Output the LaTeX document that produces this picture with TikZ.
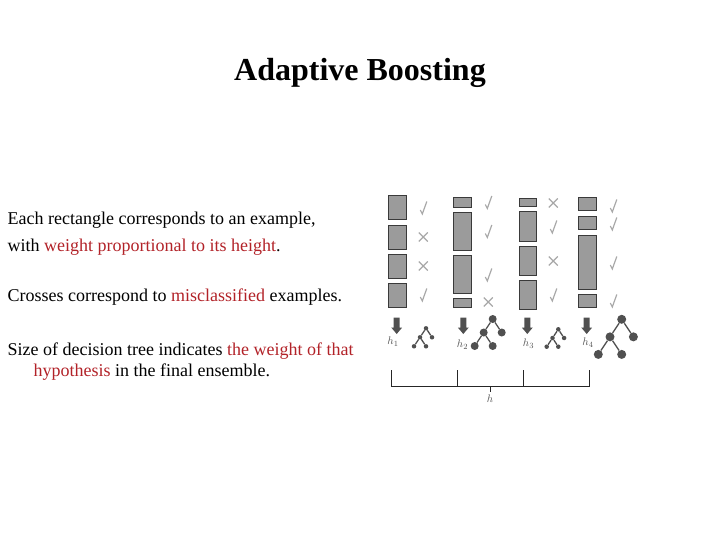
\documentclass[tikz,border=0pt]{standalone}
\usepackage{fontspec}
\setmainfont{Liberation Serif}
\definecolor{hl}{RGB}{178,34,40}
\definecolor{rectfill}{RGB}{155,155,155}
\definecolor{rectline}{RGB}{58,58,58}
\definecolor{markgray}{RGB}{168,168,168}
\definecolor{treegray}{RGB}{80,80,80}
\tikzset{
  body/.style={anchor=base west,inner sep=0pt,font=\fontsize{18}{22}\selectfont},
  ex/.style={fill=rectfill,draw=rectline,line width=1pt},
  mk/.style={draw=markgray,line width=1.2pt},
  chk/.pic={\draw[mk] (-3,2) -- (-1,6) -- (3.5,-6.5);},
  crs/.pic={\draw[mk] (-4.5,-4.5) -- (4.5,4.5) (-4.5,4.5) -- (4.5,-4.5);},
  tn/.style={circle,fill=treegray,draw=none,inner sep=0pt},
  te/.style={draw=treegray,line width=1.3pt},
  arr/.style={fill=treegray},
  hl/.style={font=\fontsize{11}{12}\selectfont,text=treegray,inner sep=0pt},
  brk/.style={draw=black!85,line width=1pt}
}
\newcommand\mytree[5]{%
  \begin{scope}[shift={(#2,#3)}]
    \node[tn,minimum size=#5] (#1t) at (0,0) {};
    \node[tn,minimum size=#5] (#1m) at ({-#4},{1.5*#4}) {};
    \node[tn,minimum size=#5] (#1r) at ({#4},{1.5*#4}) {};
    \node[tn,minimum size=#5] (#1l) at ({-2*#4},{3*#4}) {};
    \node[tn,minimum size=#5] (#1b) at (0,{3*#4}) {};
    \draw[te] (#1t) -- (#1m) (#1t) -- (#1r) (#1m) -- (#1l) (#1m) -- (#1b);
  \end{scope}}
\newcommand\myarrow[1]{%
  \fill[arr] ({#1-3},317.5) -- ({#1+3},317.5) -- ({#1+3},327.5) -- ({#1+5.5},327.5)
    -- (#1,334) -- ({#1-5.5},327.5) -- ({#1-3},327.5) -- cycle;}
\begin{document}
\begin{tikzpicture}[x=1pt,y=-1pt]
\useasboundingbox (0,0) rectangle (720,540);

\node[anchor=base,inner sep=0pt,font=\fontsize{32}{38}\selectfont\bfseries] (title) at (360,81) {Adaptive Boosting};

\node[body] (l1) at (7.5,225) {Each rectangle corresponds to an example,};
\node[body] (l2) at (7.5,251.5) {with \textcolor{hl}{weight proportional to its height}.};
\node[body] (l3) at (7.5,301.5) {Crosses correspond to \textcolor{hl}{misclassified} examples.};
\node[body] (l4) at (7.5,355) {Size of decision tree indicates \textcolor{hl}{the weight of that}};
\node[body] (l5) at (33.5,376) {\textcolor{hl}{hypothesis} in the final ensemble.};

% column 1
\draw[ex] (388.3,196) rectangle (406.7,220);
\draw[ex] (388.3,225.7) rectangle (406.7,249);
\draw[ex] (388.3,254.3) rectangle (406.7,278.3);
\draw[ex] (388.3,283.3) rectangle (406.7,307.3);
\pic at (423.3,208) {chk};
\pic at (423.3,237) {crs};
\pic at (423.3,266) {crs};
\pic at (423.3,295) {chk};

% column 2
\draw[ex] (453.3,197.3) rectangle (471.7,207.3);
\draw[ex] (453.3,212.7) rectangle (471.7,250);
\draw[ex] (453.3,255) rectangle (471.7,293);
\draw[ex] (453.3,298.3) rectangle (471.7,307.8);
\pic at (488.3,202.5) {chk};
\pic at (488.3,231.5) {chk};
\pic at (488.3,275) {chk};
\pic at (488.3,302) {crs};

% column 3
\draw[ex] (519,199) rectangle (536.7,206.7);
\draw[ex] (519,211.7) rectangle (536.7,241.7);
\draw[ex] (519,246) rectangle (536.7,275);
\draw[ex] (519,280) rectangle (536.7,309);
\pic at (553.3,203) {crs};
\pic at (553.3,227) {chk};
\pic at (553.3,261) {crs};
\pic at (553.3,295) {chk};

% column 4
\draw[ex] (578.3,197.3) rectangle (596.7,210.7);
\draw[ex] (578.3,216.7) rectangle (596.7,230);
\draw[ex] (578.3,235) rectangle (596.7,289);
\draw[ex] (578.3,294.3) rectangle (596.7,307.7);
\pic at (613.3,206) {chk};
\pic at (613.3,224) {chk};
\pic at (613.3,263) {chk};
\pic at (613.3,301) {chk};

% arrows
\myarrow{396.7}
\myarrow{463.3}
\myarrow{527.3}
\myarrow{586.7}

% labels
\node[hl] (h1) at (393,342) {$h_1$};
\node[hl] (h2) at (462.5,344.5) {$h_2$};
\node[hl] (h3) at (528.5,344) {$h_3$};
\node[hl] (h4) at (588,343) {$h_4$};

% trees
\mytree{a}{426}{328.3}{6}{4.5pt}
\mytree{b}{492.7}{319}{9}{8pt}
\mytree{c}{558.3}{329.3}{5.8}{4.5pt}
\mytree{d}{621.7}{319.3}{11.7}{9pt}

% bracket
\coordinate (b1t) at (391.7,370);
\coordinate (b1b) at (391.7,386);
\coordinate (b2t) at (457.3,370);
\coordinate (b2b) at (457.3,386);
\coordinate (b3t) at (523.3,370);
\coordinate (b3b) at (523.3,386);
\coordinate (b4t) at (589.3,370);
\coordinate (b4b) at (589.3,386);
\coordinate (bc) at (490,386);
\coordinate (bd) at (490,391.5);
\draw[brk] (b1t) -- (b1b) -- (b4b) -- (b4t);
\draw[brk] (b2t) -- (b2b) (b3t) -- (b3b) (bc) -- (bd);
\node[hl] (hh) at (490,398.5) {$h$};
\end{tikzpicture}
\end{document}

DIRECTION: Only lines belong in the copy: transcribe those from the start of the data through the line that contains "(title) at (360,81)", and skip the pictures.

RESULT OF THIS TASK:
Output the LaTeX document that produces this picture with TikZ.
\documentclass[tikz,border=0pt]{standalone}
\usepackage{fontspec}
\setmainfont{Liberation Serif}
\definecolor{hl}{RGB}{178,34,40}
\definecolor{rectfill}{RGB}{155,155,155}
\definecolor{rectline}{RGB}{58,58,58}
\definecolor{markgray}{RGB}{168,168,168}
\definecolor{treegray}{RGB}{80,80,80}
\tikzset{
  body/.style={anchor=base west,inner sep=0pt,font=\fontsize{18}{22}\selectfont},
  ex/.style={fill=rectfill,draw=rectline,line width=1pt},
  mk/.style={draw=markgray,line width=1.2pt},
  chk/.pic={\draw[mk] (-3,2) -- (-1,6) -- (3.5,-6.5);},
  crs/.pic={\draw[mk] (-4.5,-4.5) -- (4.5,4.5) (-4.5,4.5) -- (4.5,-4.5);},
  tn/.style={circle,fill=treegray,draw=none,inner sep=0pt},
  te/.style={draw=treegray,line width=1.3pt},
  arr/.style={fill=treegray},
  hl/.style={font=\fontsize{11}{12}\selectfont,text=treegray,inner sep=0pt},
  brk/.style={draw=black!85,line width=1pt}
}
\newcommand\mytree[5]{%
  \begin{scope}[shift={(#2,#3)}]
    \node[tn,minimum size=#5] (#1t) at (0,0) {};
    \node[tn,minimum size=#5] (#1m) at ({-#4},{1.5*#4}) {};
    \node[tn,minimum size=#5] (#1r) at ({#4},{1.5*#4}) {};
    \node[tn,minimum size=#5] (#1l) at ({-2*#4},{3*#4}) {};
    \node[tn,minimum size=#5] (#1b) at (0,{3*#4}) {};
    \draw[te] (#1t) -- (#1m) (#1t) -- (#1r) (#1m) -- (#1l) (#1m) -- (#1b);
  \end{scope}}
\newcommand\myarrow[1]{%
  \fill[arr] ({#1-3},317.5) -- ({#1+3},317.5) -- ({#1+3},327.5) -- ({#1+5.5},327.5)
    -- (#1,334) -- ({#1-5.5},327.5) -- ({#1-3},327.5) -- cycle;}
\begin{document}
\begin{tikzpicture}[x=1pt,y=-1pt]
\useasboundingbox (0,0) rectangle (720,540);

\node[anchor=base,inner sep=0pt,font=\fontsize{32}{38}\selectfont\bfseries] (title) at (360,81) {Adaptive Boosting};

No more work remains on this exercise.